We have seen in recent weeks how secularist assumptions of “neutrality” fail to reflect the imagination and priorities of our apparently irreligious population. The furore over the church’s “Just Pray” initiative which saw an advert based on the Lord’s Prayer banned by the cinema chains to almost universal public opprobrium (even Richard Dawkins weighed in against the cinemas), shows that modes of religious observance are changing but that secular neutrality is no solution. The significance of prayer has also been shown in the way school children have valued the opportunity to use the “anachronism” of collective worship to deal with the emotional aftermath of dreadful events like the Paris shootings. Abolishing collective worship would leave no space to express corporately this aspect of being human – and approaching the moment without specific reference to some religious or belief tradition is impossible. It could be Islam, it could be humanism, but in reality, the historical embeddedness of Christianity in Britain means it is to the Christian tradition that people turn when, despite describing themselves as having “no religion” they need to acknowledge the profundity of a shared experience too overwhelming for propositional knowledge to handle.

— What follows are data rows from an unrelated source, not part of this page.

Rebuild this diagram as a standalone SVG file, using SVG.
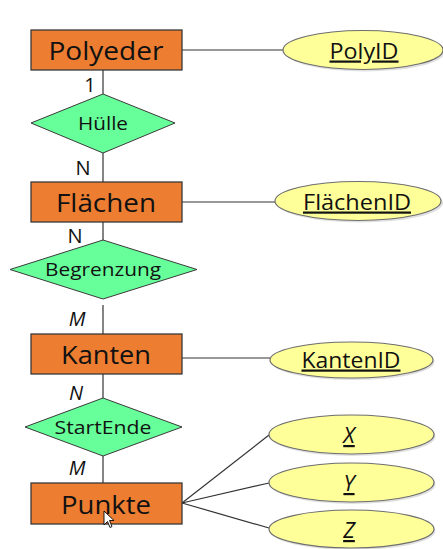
<svg xmlns="http://www.w3.org/2000/svg" width="443" height="549" viewBox="0 0 443 549">
<defs>
<style>
.ent{fill:#ED7D31;stroke:#3a3a3a;stroke-width:1.3}
.rel{fill:#66FF99;stroke:#3a3a3a;stroke-width:1}
.att{fill:#FFFF99;stroke:#6e6e6e;stroke-width:1.2}
.sh{fill:#000;opacity:0.12}
.ln{stroke:#333;stroke-width:1.2;fill:none}
.et{font-family:"Open Sans","Noto Sans",sans-serif;font-size:26px;fill:#111;text-anchor:middle}
.rt{font-family:"Open Sans","Noto Sans",sans-serif;font-size:19px;fill:#111;text-anchor:middle}
.at{font-family:"Open Sans","Noto Sans",sans-serif;font-size:22px;fill:#111;text-anchor:middle;text-decoration:underline}
.ct{font-family:"Open Sans","Noto Sans",sans-serif;font-size:20px;fill:#111;text-anchor:middle}
.it{font-style:italic}
</style>
</defs>
<rect width="443" height="549" fill="#fff"/>
<g id="connectors">
<line class="ln" x1="182" y1="50" x2="283" y2="50"/>
<line class="ln" x1="103" y1="70" x2="103" y2="94"/>
<line class="ln" x1="103" y1="153" x2="103" y2="182"/>
<line class="ln" x1="182" y1="202" x2="275" y2="202"/>
<line class="ln" x1="103" y1="222" x2="103" y2="240"/>
<line class="ln" x1="103" y1="305" x2="103" y2="334"/>
<line class="ln" x1="182" y1="358" x2="270" y2="358"/>
<line class="ln" x1="103" y1="374" x2="103" y2="398"/>
<line class="ln" x1="103" y1="456" x2="103" y2="483"/>
<line class="ln" x1="182" y1="503" x2="269" y2="435"/>
<line class="ln" x1="182" y1="503" x2="269" y2="483"/>
<line class="ln" x1="182" y1="503" x2="269" y2="528"/>
<text class="ct" x="90" y="92">1</text>
<text class="ct" x="83" y="175">N</text>
<text class="ct" x="75" y="243">N</text>
<text class="ct it" x="77" y="326">M</text>
<text class="ct it" x="76" y="400">N</text>
<text class="ct it" x="77" y="475">M</text>
</g>
<g id="Polyeder">
<rect class="ent" x="31" y="30" width="151" height="40"/>
<text class="et" x="106" y="60" textLength="115" lengthAdjust="spacingAndGlyphs">Polyeder</text>
</g>
<g id="PolyID">
<ellipse class="sh" cx="365" cy="52" rx="80" ry="19.5"/>
<ellipse class="att" cx="363" cy="50" rx="80" ry="19.5"/>
<text class="at" x="364" y="58.5" textLength="69" lengthAdjust="spacingAndGlyphs">PolyID</text>
</g>
<g id="Huelle">
<polygon class="rel" points="103,94 175,123 103,153 31,123"/>
<text class="rt" x="103" y="130" textLength="50" lengthAdjust="spacingAndGlyphs">Hülle</text>
</g>
<g id="Flaechen">
<rect class="ent" x="31" y="182" width="151" height="40"/>
<text class="et" x="106" y="211.5" textLength="100" lengthAdjust="spacingAndGlyphs">Flächen</text>
</g>
<g id="FlaechenID">
<ellipse class="sh" cx="360" cy="203" rx="83" ry="19.5"/>
<ellipse class="att" cx="358" cy="201" rx="83" ry="19.5"/>
<text class="at" x="357" y="209.5" textLength="108" lengthAdjust="spacingAndGlyphs">FlächenID</text>
</g>
<g id="Begrenzung">
<polygon class="rel" points="103,240 197,269.5 103,299 10,269.5"/>
<text class="rt" x="103" y="276" textLength="116" lengthAdjust="spacingAndGlyphs">Begrenzung</text>
</g>
<g id="Kanten">
<rect class="ent" x="31" y="334" width="151" height="40"/>
<text class="et" x="106" y="364" textLength="90" lengthAdjust="spacingAndGlyphs">Kanten</text>
</g>
<g id="KantenID">
<ellipse class="sh" cx="353" cy="362" rx="81.5" ry="18"/>
<ellipse class="att" cx="351.5" cy="360" rx="81.5" ry="18"/>
<text class="at" x="351" y="367.5" textLength="99" lengthAdjust="spacingAndGlyphs">KantenID</text>
</g>
<g id="StartEnde">
<polygon class="rel" points="103,398 182,427 103,456 25,427"/>
<text class="rt" x="103" y="434" textLength="97" lengthAdjust="spacingAndGlyphs">StartEnde</text>
</g>
<g id="Punkte">
<rect class="ent" x="31" y="483" width="151" height="41"/>
<text class="et" x="106" y="514" textLength="90" lengthAdjust="spacingAndGlyphs">Punkte</text>
</g>
<g id="X">
<ellipse class="sh" cx="353" cy="436.5" rx="82.5" ry="19.5"/>
<ellipse class="att" cx="351.5" cy="434.5" rx="82.5" ry="19.5"/>
<text class="at it" x="349" y="443">X</text>
</g>
<g id="Y">
<ellipse class="sh" cx="353" cy="484.5" rx="82.5" ry="19.5"/>
<ellipse class="att" cx="351.5" cy="482.5" rx="82.5" ry="19.5"/>
<text class="at it" x="349" y="491">Y</text>
</g>
<g id="Z">
<ellipse class="sh" cx="353" cy="531" rx="82.5" ry="19"/>
<ellipse class="att" cx="351.5" cy="529" rx="82.5" ry="19"/>
<text class="at it" x="349" y="538">Z</text>
</g>
<g id="cursor">
<polygon points="104,511 104,525 107.5,521.5 110,527.5 112,526.5 109.5,520.5 114,520.5" fill="#fff" stroke="#000" stroke-width="0.9" stroke-linejoin="round"/>
</g>
</svg>
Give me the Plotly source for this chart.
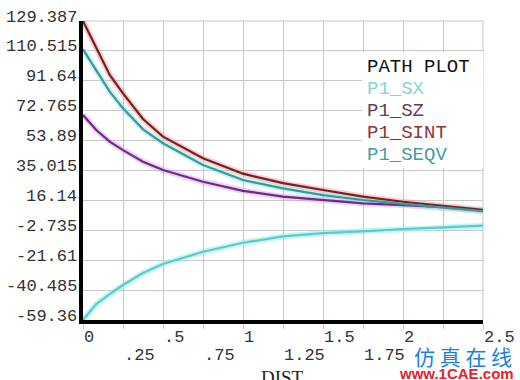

History matters, especially in an old country like ours, and in times of rapid change, the historic legacy of the Christian faith has a salience that goes way beyond the raw data about the number of people in the pew on a Sunday. It is neglect of this historical perspective that undermines so much of the worthwhile content in the CORAB report. This self-appointed commission makes the same mistake as the central character in Granville Barker’s Waste – the belief that logic transcends context and that a “rational” argument must command universal acceptance. But history suggests that rationality is, as the philosophers say, “tradition constituted”, not transcendent. In the end, CORAB is captive to a kind of liberal rationalism that is simultaneously hubristic and losing the wider argument. What a sad waste of a glorious opportunity to exemplify the religious literacy that the report calls for in others.